The Producer Price Index for final demand increased 1.4 percent in March, seasonally adjusted, the U.S. Bureau of Labor Statistics reported today. This rise followed advances of 0.9 percent in February and 1.2 percent in January. (See table A.) On an unadjusted basis, final demand prices moved up 11.2 percent for the 12 months ended in March, the largest increase since 12-month data were first calculated in November 2010.

I wish I could see a silver lining, but with the input costs remaining above the demand stage levels... hard to do.

Supply chain and harbor congestion. It would appear the west coast congestion is easing, but it also appears the backlog has been shifted to east and gulf coast regions. Intermodal is still struggling with congestion and we all have heard the dire warnings of truck driver shortages. 

I can't help but think that just-in-time is dead and has been replaced by just-in-case. Which would mean a whole lot of inventory build-up staring into the potential abyss of consumer pullback in purchasing.

A better view of that, might come with tomorrow's advance retail sales outlook... which will contain numerous revisions.


Tuesday, March 15, 2022

Producer Price Index for February 2022

 

The Producer Price Index as released by the BLS, this A.M. 

The Producer Price Index for final demand increased 0.8 percent in February, seasonally adjusted, the U.S. Bureau of Labor Statistics reported today. This rise followed advances of 1.2 percent in January and 0.4 percent in December 2021. On an unadjusted basis, final demand prices moved up 10.0 percent for the 12 months ended in February.

In February, the advance in the index for final demand can be attributed to prices for final demand goods, which rose 2.4 percent. The index for final demand services was unchanged. 

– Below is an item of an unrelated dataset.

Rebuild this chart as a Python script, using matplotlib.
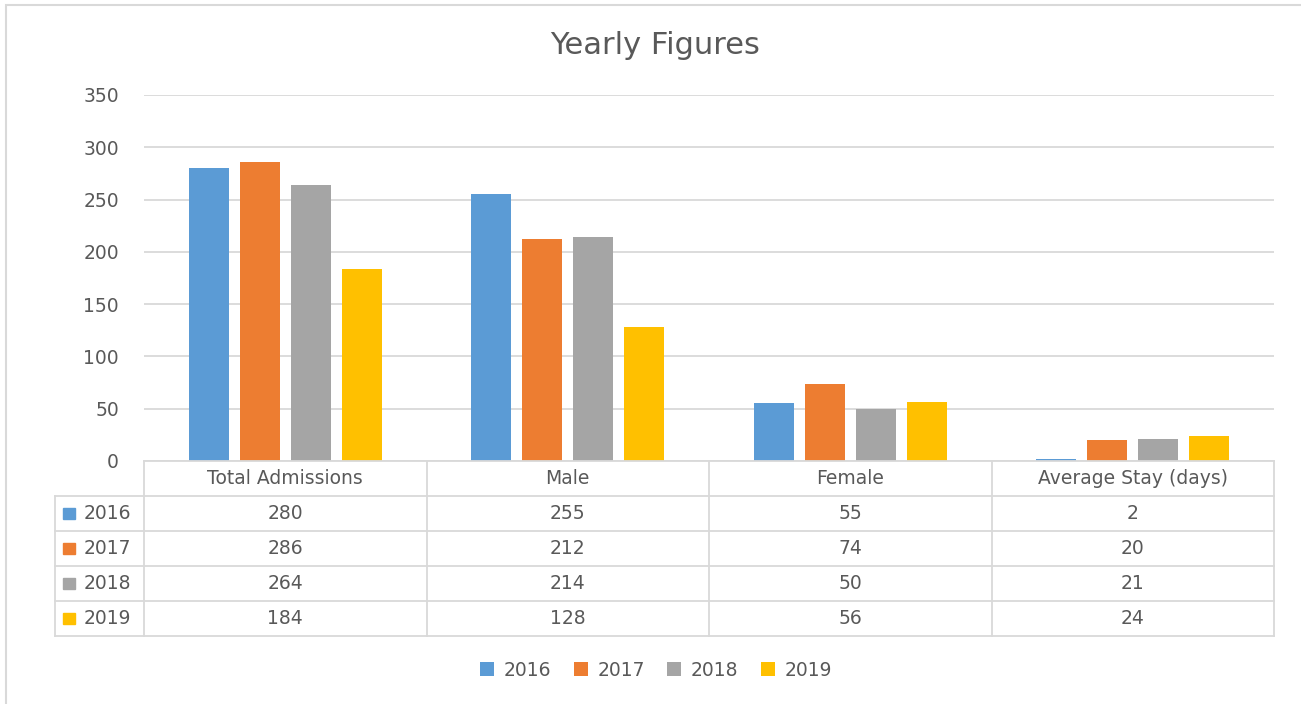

The upward track continues, although many areas within the stages are starting to slip behind. Unfortunately the Energy and Food sectors are not among that slippage. 
Energy as in crude oil has slipped back from the $130+ range of a week ago and are now in the $105 range. The national gasoline average soared to $4.35 on March 10th and is tailing off ever so slightly to $4.31 at this point. In theory, the price should fall to $3.95 range over the next 2 weeks. 

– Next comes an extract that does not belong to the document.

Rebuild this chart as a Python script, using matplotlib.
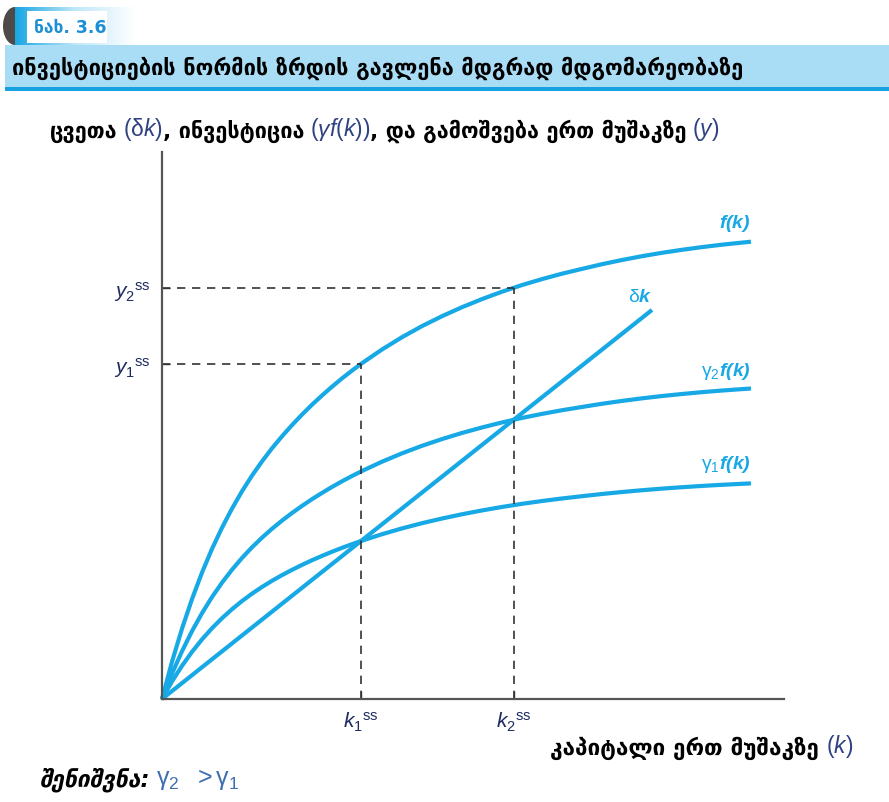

However, while gasoline stocks are in the somewhat normal range for this time of year, the upstream crude stocks are below, as well as distillate stocks. Which points to a possible imbalance in crude grades for feedstock, which would point to higher refining costs, or so it would seem to this hillbilly.

In any case, demand will likely pick up going into the summer driving season. Supply v demand.

As for food, beef input costs aren't ramping up as much as other meats, but once again... grilling season is upon us. As for Pork... input costs are running about 25% higher than this time last year. Poultry is even higher. Feed and nutrients are the main drivers, with a potential bird flu outbreak causing some concern. 

The feed issue is being hammered by poor crop conditions over the past couple of years and some of the biggest producers are hampered by bad weather. As some of the exporters have been reducing exports, big importers have gone on a buying binge. 

Then came the invasion. Although you may hear something different in the months ahead. Just sayin...

Tomorrow is retail sales, which will require cutting through a ton of revisions, imo.